YOUR TASK: Exactly the lines from the first line of the records to the line holding "(0,0) rectangle (1151,948);" should be duplicated, and nothing more; pictures stay out.

SOURCE DATA:

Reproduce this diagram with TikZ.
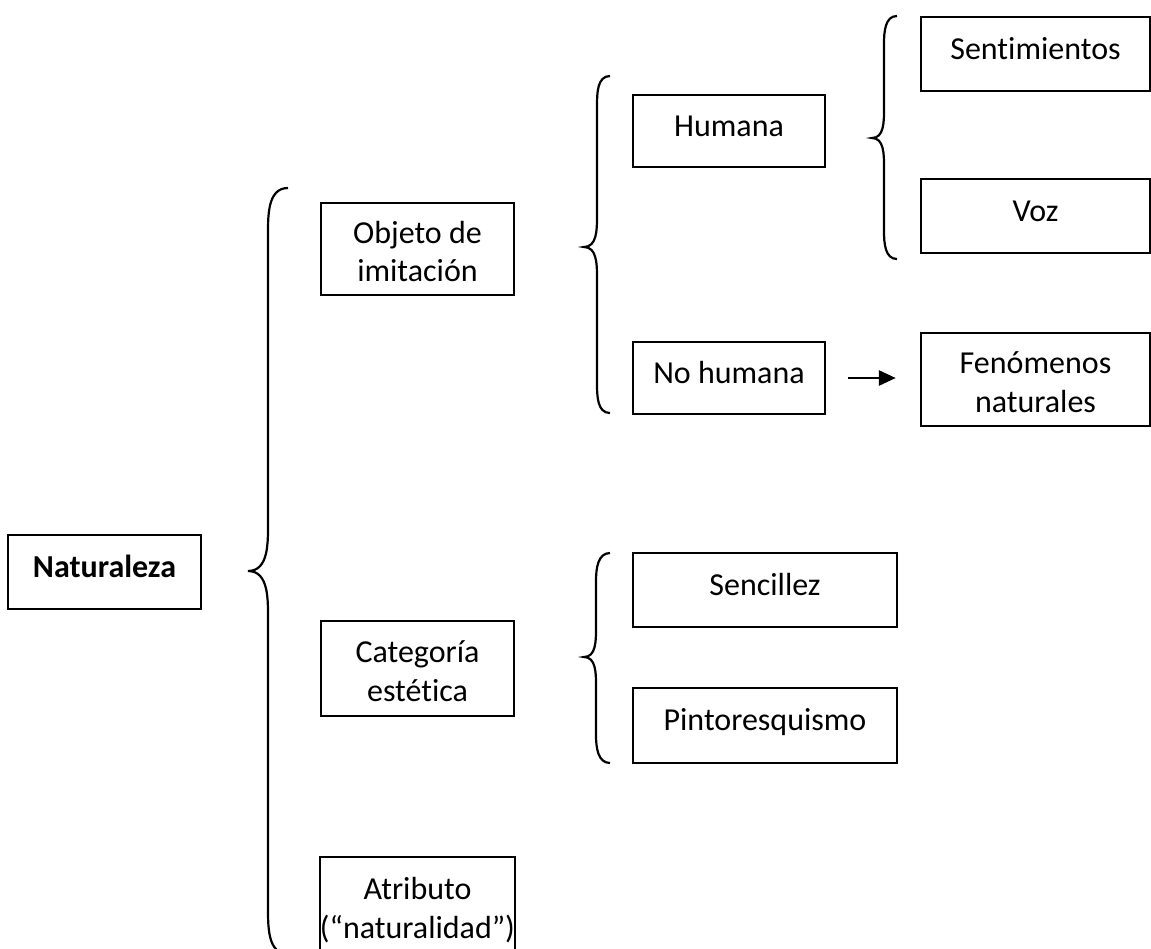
\documentclass[tikz,border=0pt]{standalone}
\usepackage{fontspec}
\setmainfont{Carlito}[Ligatures=NoCommon]
\usetikzlibrary{arrows.meta}
% curly brace: end x, line x, tip x, top y, tip y, bottom y, bend length
\newcommand\drawbrace[7]{%
  \draw[bracepath] (#1,#4) to[out=180,in=90] (#2,#4+#7) -- (#2,#5-#7)
    to[out=-90,in=0] (#3,#5) to[out=0,in=90] (#2,#5+#7) -- (#2,#6-#7)
    to[out=-90,in=180] (#1,#6);}
\begin{document}
\begin{tikzpicture}[x=1pt,y=-1pt,
  txt/.style={font=\fontsize{32}{38.7}\selectfont},
  box/.style={draw, line width=2.4pt, inner sep=0pt, txt, text height=22pt, text depth=12pt},
  box2/.style={draw, line width=2.4pt, inner sep=0pt, txt, align=center},
  bracepath/.style={line width=2.2pt},
  link/.style={line width=2.8pt, -{Triangle[length=17pt,width=15pt]}}]
\useasboundingbox (0,0) rectangle (1151,948);

% boxes
\node[box, minimum width=193pt, minimum height=74pt, font=\fontsize{32}{38.7}\selectfont\bfseries] (nat) at (104.5,572) {Naturaleza};
\node[box2, minimum width=193pt, minimum height=92pt] (obj) at (417.5,249) {\strut Objeto de\\imitación};
\node[box2, minimum width=193pt, minimum height=95pt] (cat) at (417.5,668.5) {\strut Categoría\\estética};
\node[box2, minimum width=193pt, minimum height=101pt] (atr) at (417.5,907.5) {\strut Atributo\\(“naturalidad”)};
\node[box, minimum width=192pt, minimum height=72pt] (hum) at (729,131) {Humana};
\node[box, minimum width=192pt, minimum height=72pt] (noh) at (729,378) {No humana};
\node[box, minimum width=229pt, minimum height=74pt] (sen) at (1035.5,54) {Sentimientos};
\node[box, minimum width=229pt, minimum height=74pt] (voz) at (1035.5,216) {Voz};
\node[box2, minimum width=229pt, minimum height=93pt] (fen) at (1035.5,379.5) {\strut Fenómenos\\naturales};
\node[box, minimum width=264pt, minimum height=74pt] (senc) at (765,590) {Sencillez};
\node[box, minimum width=264pt, minimum height=75pt] (pin) at (765,725.5) {Pintoresquismo};

% braces
\drawbrace{288}{268}{248}{188}{571}{954}{50}
\drawbrace{610}{597}{584}{76}{247}{413}{30}
\drawbrace{897}{884}{872}{16}{138}{259}{28}
\drawbrace{610}{596}{584}{553}{657}{763}{28}

% arrow
\draw[link, shorten <=22pt, shorten >=24pt] (noh.east) -- (noh.east -| fen.west);
\end{tikzpicture}
\end{document}
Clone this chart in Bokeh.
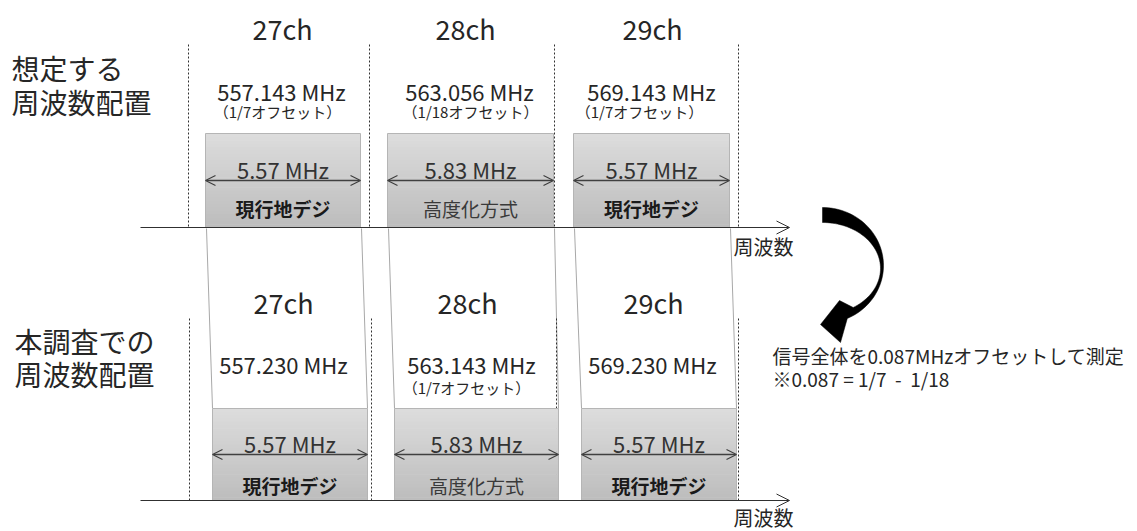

CORRECT RESULT:
Reproduce this diagram with TikZ.
\documentclass[tikz,border=0pt]{standalone}
\usepackage{fontspec}
\setmainfont{Carlito}[Ligatures=NoCommon]
\usetikzlibrary{arrows.meta}
% curly brace: end x, line x, tip x, top y, tip y, bottom y, bend length
\newcommand\drawbrace[7]{%
  \draw[bracepath] (#1,#4) to[out=180,in=90] (#2,#4+#7) -- (#2,#5-#7)
    to[out=-90,in=0] (#3,#5) to[out=0,in=90] (#2,#5+#7) -- (#2,#6-#7)
    to[out=-90,in=180] (#1,#6);}
\begin{document}
\begin{tikzpicture}[x=1pt,y=-1pt,
  txt/.style={font=\fontsize{32}{38.7}\selectfont},
  box/.style={draw, line width=2.4pt, inner sep=0pt, txt, text height=22pt, text depth=12pt},
  box2/.style={draw, line width=2.4pt, inner sep=0pt, txt, align=center},
  bracepath/.style={line width=2.2pt},
  link/.style={line width=2.8pt, -{Triangle[length=17pt,width=15pt]}}]
\useasboundingbox (0,0) rectangle (1151,948);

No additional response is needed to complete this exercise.